Encouragingly, Miller has noticed some Chinese developers being increasingly aware of the importance of heritage, and he says one example is Xintiandi in Shanghai, an affluent car-free shopping, dining and entertainment district.
Considered a lifestyle center, Xintiandi reconstituted traditional stone gate houses in narrow alleys, and some adjoining houses have been turned into book stores, cafes and restaurants, and shopping malls. "It shows people that you can make money out of old buildings," Miller says.
Miller says that his decision to write China's Urban Billion originates from his passion for travel writing, which led him to visit many Chinese cities. As he visited more and more cities, he noticed that many Chinese cities look similar to each other and he started asking why.
"Everywhere I visited, I saw migrant workers constructing tall buildings and I thought 'what are their lives like'? I always wanted to write a book, so writing about urbanization was a useful way of doing that, and a very useful way of looking into the development of China."
He says the other thing that prompted him to write the book was a desire to present the topic of urbanization to a Western audience.
"No one has written a book about urbanization, drawing all the threads together, at least in English. There are plenty of academic papers on hukou reform, land reform and all other related issues, but I didn't know any books that put them all together."

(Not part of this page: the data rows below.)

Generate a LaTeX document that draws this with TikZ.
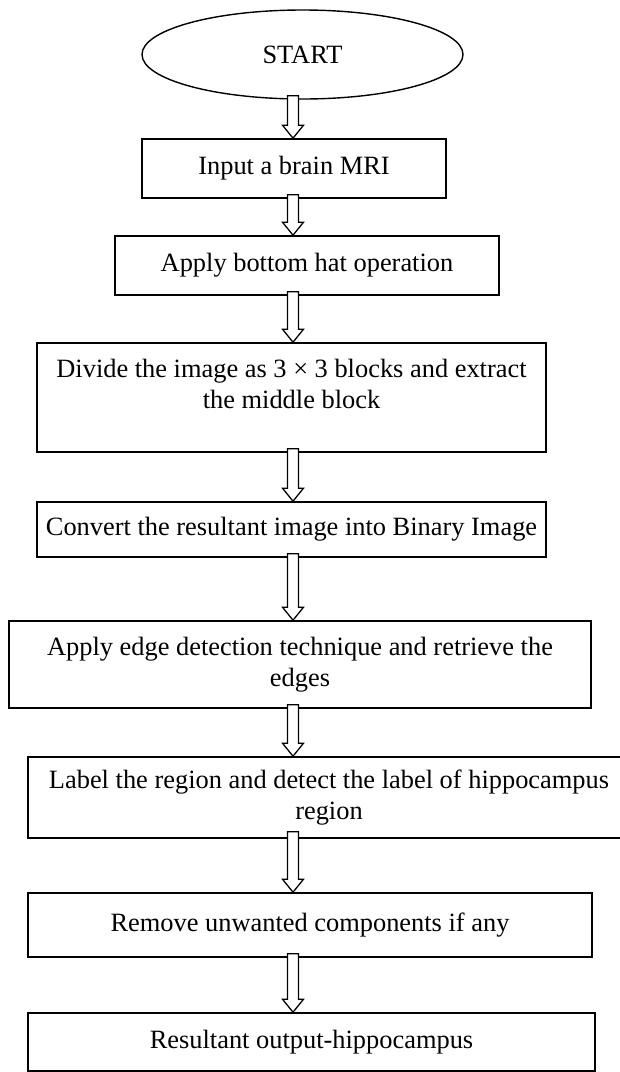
\documentclass[tikz,border=0pt]{standalone}
\usepackage{fontspec}
\setmainfont{Liberation Serif}
\usetikzlibrary{calc,shapes.geometric}

% hollow block arrow from the bottom of #2 to the top of #3, on the spine
\newcommand{\blockarr}[3][4]{%
  \draw[hollow] ($(#2.south -| spine)+(-5.5,#1)$) -- ($(#3.north -| spine)+(-5.5,13)$)
    -- ++(-5,0) -- (#3.north -| spine) -- ++(10.5,13) -- ++(-5,0)
    -- ($(#2.south -| spine)+(5.5,#1)$) -- cycle;}

\begin{document}
\begin{tikzpicture}[x=1pt, y=1pt,
    every node/.style={font=\fontsize{26.4}{31}\selectfont},
    box/.style={draw, line width=1.6pt, align=center, inner sep=0pt},
    hollow/.style={draw, fill=white, line width=1.3pt, line join=miter}]
        \useasboundingbox (0,0) rectangle (620,-1072);
        \coordinate (spine) at (293,0);
        \node[ellipse, draw, line width=1.4pt, minimum width=321, minimum height=89, inner sep=0pt] (start) at (302.5,-54.5) {START};
        \node[box, minimum width=304, minimum height=59] (input) at (294,-168.5) {Input a brain MRI};
        \node[box, minimum width=384, minimum height=59] (bothat) at (307,-265.5) {Apply bottom hat operation};
        \node[box, minimum width=509, minimum height=109, text depth=27pt] (divide) at (291.5,-397.5) {Divide the image as 3 × 3 blocks and extract\\the middle block};
        \node[box, minimum width=509, minimum height=55] (binary) at (291.5,-529.5) {Convert the resultant image into Binary Image};
        \node[box, minimum width=582, minimum height=87] (edges) at (300,-664.5) {Apply edge detection technique and retrieve the\\edges};
        \node[box, minimum width=602, minimum height=81] (label) at (329,-797.5) {Label the region and detect the label of hippocampus\\region};
        \node[box, minimum width=564, minimum height=64] (remove) at (310,-925) {Remove unwanted components if any};
        \node[box, minimum width=567, minimum height=58] (result) at (311.5,-1042) {Resultant output-hippocampus};
        \blockarr{start}{input}
        \blockarr{input}{bothat}
        \blockarr{bothat}{divide}
        \blockarr{divide}{binary}
        \blockarr{binary}{edges}
        \blockarr{edges}{label}
        \blockarr[7]{label}{remove}
        \blockarr{remove}{result}
      \end{tikzpicture}
\end{document}
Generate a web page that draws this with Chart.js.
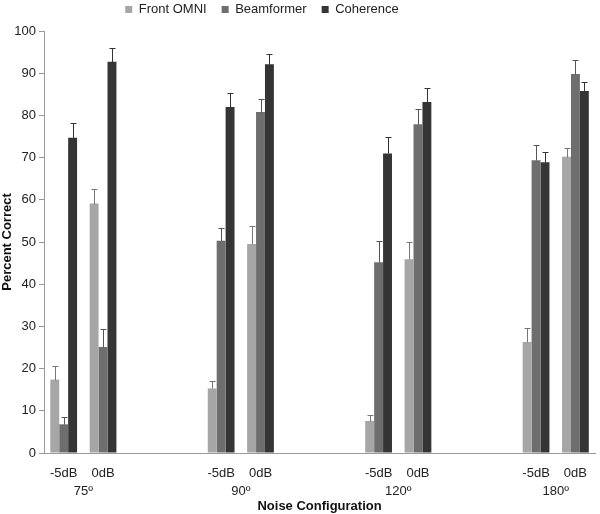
<!DOCTYPE html>
<html>
<head>
<meta charset="utf-8">
<script src="https://cdn.jsdelivr.net/npm/chart.js@4"></script>
<style>
  html, body { margin: 0; padding: 0; background: #fff; }
  #wrap { width: 600px; height: 514px; }
</style>
</head>
<body>
<div id="wrap"><canvas id="chart"></canvas></div>
<script>
const levels = ['-5dB', '0dB', '', '', '-5dB', '0dB', '', '', '-5dB', '0dB', '', '', '-5dB', '0dB'];
const angles = ['75º', '90º', '120º', '180º'];
const anglePos = [0.5, 4.5, 8.5, 12.5];

// bar heights (blank slots are null)
const frontOmni   = [17.4, 59.1, null, null, 15.3, 49.5, null, null, 7.6, 45.9, null, null, 26.3, 70.2];
const beamformer  = [6.8, 25.1, null, null, 50.3, 80.8, null, null, 45.2, 77.9, null, null, 69.4, 89.8];
const coherence   = [74.7, 92.7, null, null, 82.0, 92.1, null, null, 71.0, 83.2, null, null, 68.9, 85.8];

// upper error (standard error)
const frontErr = [3.2, 3.5, null, null, 1.8, 4.3, null, null, 1.3, 4.1, null, null, 3.3, 2.0];
const beamErr  = [1.7, 4.4, null, null, 3.1, 3.2, null, null, 5.1, 3.6, null, null, 3.7, 3.4];
const cohErr   = [3.6, 3.2, null, null, 3.2, 2.4, null, null, 3.9, 3.2, null, null, 2.5, 2.0];

const sans = "'Liberation Sans', Arial, sans-serif";

const errorBars = {
    id: 'errorBars',
    afterDatasetsDraw(chart) {
        const ctx = chart.ctx;
        const y = chart.scales.y;
        chart.data.datasets.forEach((ds, i) => {
            const meta = chart.getDatasetMeta(i);
            ctx.save();
            ctx.strokeStyle = ds.errColor;
            ctx.lineWidth = 1;
            meta.data.forEach((bar, j) => {
                const v = ds.data[j];
                const e = ds.err[j];
                if (v == null || e == null) return;
                const y0 = Math.round(y.getPixelForValue(v)) + 0.5;
                const y1 = Math.round(y.getPixelForValue(v + e)) + 0.5;
                const x = Math.round(bar.x) + 0.5;
                ctx.beginPath();
                ctx.moveTo(x, y0);
                ctx.lineTo(x, y1);
                ctx.moveTo(x - 3, y1);
                ctx.lineTo(x + 3, y1);
                ctx.stroke();
            });
            ctx.restore();
        });
    }
};

// legend sits a bit left of centre and close to the top in the original
const legendShift = {
    id: 'legendShift',
    afterLayout(chart) {
        chart.legend.left -= 40;
        chart.legend.right -= 40;
        chart.legend.top -= 5;
        chart.legend.bottom -= 5;
    }
};

new Chart(document.getElementById('chart'), {
    type: 'bar',
    data: {
        labels: levels,
        datasets: [{
            label: 'Front OMNI',
            data: frontOmni,
            err: frontErr,
            backgroundColor: '#a6a6a6',
            errColor: '#777777'
        }, {
            label: 'Beamformer',
            data: beamformer,
            err: beamErr,
            backgroundColor: '#6e6e6e',
            errColor: '#555555'
        }, {
            label: 'Coherence',
            data: coherence,
            err: cohErr,
            backgroundColor: '#353535',
            errColor: '#333333'
        }]
    },
    options: {
        responsive: true,
        maintainAspectRatio: false,
        animation: false,
        categoryPercentage: 0.68,
        barPercentage: 1.0,
        layout: { padding: { top: -7, right: -4, left: 0, bottom: 0 } },
        plugins: {
            legend: {
                position: 'top',
                labels: {
                    boxWidth: 7,
                    boxHeight: 7,
                    padding: 15,
                    color: '#222',
                    font: { family: sans, size: 13 }
                }
            },
            tooltip: { enabled: false }
        },
        scales: {
            x: {
                afterFit(axis) { axis.height = 29; },
                grid: { display: false, drawTicks: false },
                border: { display: true, color: '#999' },
                ticks: {
                    color: '#222',
                    autoSkip: false,
                    maxRotation: 0,
                    padding: 13,
                    font: { family: sans, size: 13 }
                }
            },
            x2: {
                type: 'linear',
                position: 'bottom',
                offset: false,
                min: -0.5,
                max: 13.5,
                afterFit(axis) { axis.height = 32; },
                grid: { display: false, drawTicks: false },
                border: { display: false },
                afterBuildTicks(axis) {
                    axis.ticks = anglePos.map(v => ({ value: v }));
                },
                ticks: {
                    color: '#222',
                    padding: 2,
                    maxRotation: 0,
                    font: { family: sans, size: 13 },
                    callback: (v) => angles[anglePos.indexOf(v)]
                },
                title: {
                    display: true,
                    text: 'Noise Configuration',
                    color: '#111',
                    padding: { top: 0, bottom: 0 },
                    font: { family: sans, size: 13, weight: 'bold' }
                }
            },
            y: {
                min: 0,
                max: 100,
                afterFit(axis) { axis.width = 44; },
                grid: { display: true, drawOnChartArea: false, drawTicks: true, tickLength: 5, color: '#999' },
                border: { display: true, color: '#999' },
                ticks: {
                    stepSize: 10,
                    color: '#222',
                    padding: 3,
                    font: { family: sans, size: 13 }
                },
                title: {
                    display: true,
                    text: 'Percent Correct',
                    color: '#111',
                    padding: { top: 0, bottom: 2 },
                    font: { family: sans, size: 13, weight: 'bold' }
                }
            }
        }
    },
    plugins: [errorBars, legendShift]
});
</script>
</body>
</html>
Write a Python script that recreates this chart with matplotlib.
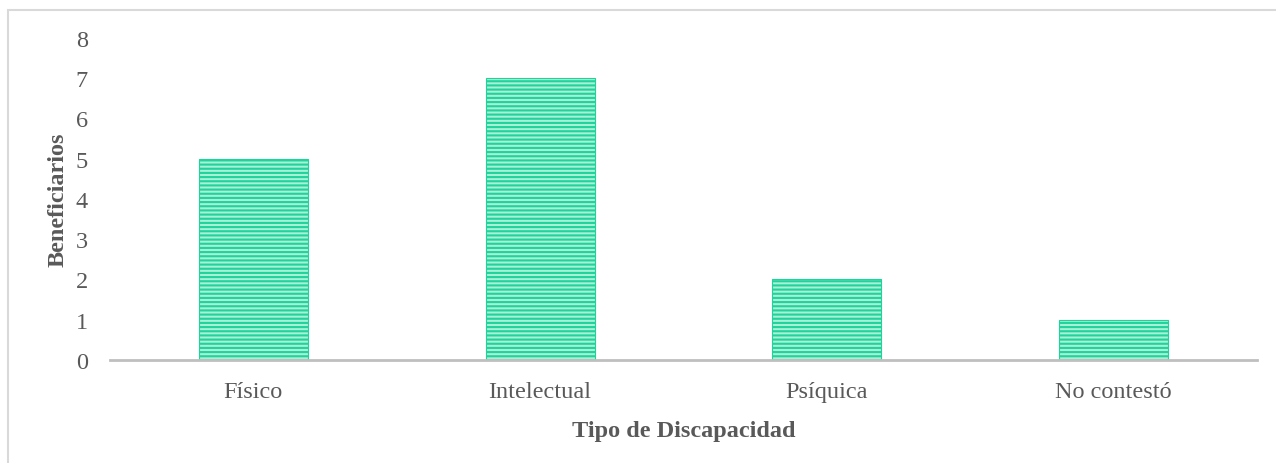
import matplotlib.pyplot as plt
from matplotlib.patches import Rectangle

categorias = ['Físico', 'Intelectual', 'Psíquica', 'No contestó']
beneficiarios = [5, 7, 2, 1]

plt.rcParams['font.family'] = ['Liberation Serif', 'DejaVu Serif']
plt.rcParams['hatch.linewidth'] = 1.5

fig = plt.figure(figsize=(12.76, 4.64), dpi=100)
ax = fig.add_axes([0.0862, 0.222, 0.8989, 0.694])

# borde del gráfico (solo se ve arriba y a la izquierda)
fig.patches.append(Rectangle((0.0065, -0.05), 1.1, 1.027, transform=fig.transFigure,
                             fill=False, edgecolor='#d9d9d9', linewidth=1.5))

ax.bar(categorias, beneficiarios, width=0.38, color='#a8f0d6',
       edgecolor='#1fd39b', hatch='----', linewidth=0.8)

ax.set_ylim(0, 8)
ax.set_xlim(-0.5, 3.5)
ax.set_yticks(range(0, 9))
for s in ['top', 'right', 'left']:
    ax.spines[s].set_visible(False)
ax.spines['bottom'].set_color('#bfbfbf')
ax.spines['bottom'].set_linewidth(2)
ax.tick_params(axis='both', length=0, labelsize=17.5, labelcolor='#595959')
ax.tick_params(axis='y', pad=16)
ax.tick_params(axis='x', pad=15)

ax.set_xlabel('Tipo de Discapacidad', fontsize=17.5, fontweight='bold', color='#595959', labelpad=13)
ax.set_ylabel('Beneficiarios', fontsize=17.5, fontweight='bold', color='#595959', labelpad=5)

fig.savefig('out.png', dpi=100)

Looking into the future, Miller says he envisages successful urbanization in China's context to be defined as a process without instability and immense inequality.
"So far China's urban population has grown peacefully. If they can keep on growing without massive instability in cities and without creating a huge urban underclass of people who don't have anything, China's urbanization would be successful."
Susanna Ma contributed to this story.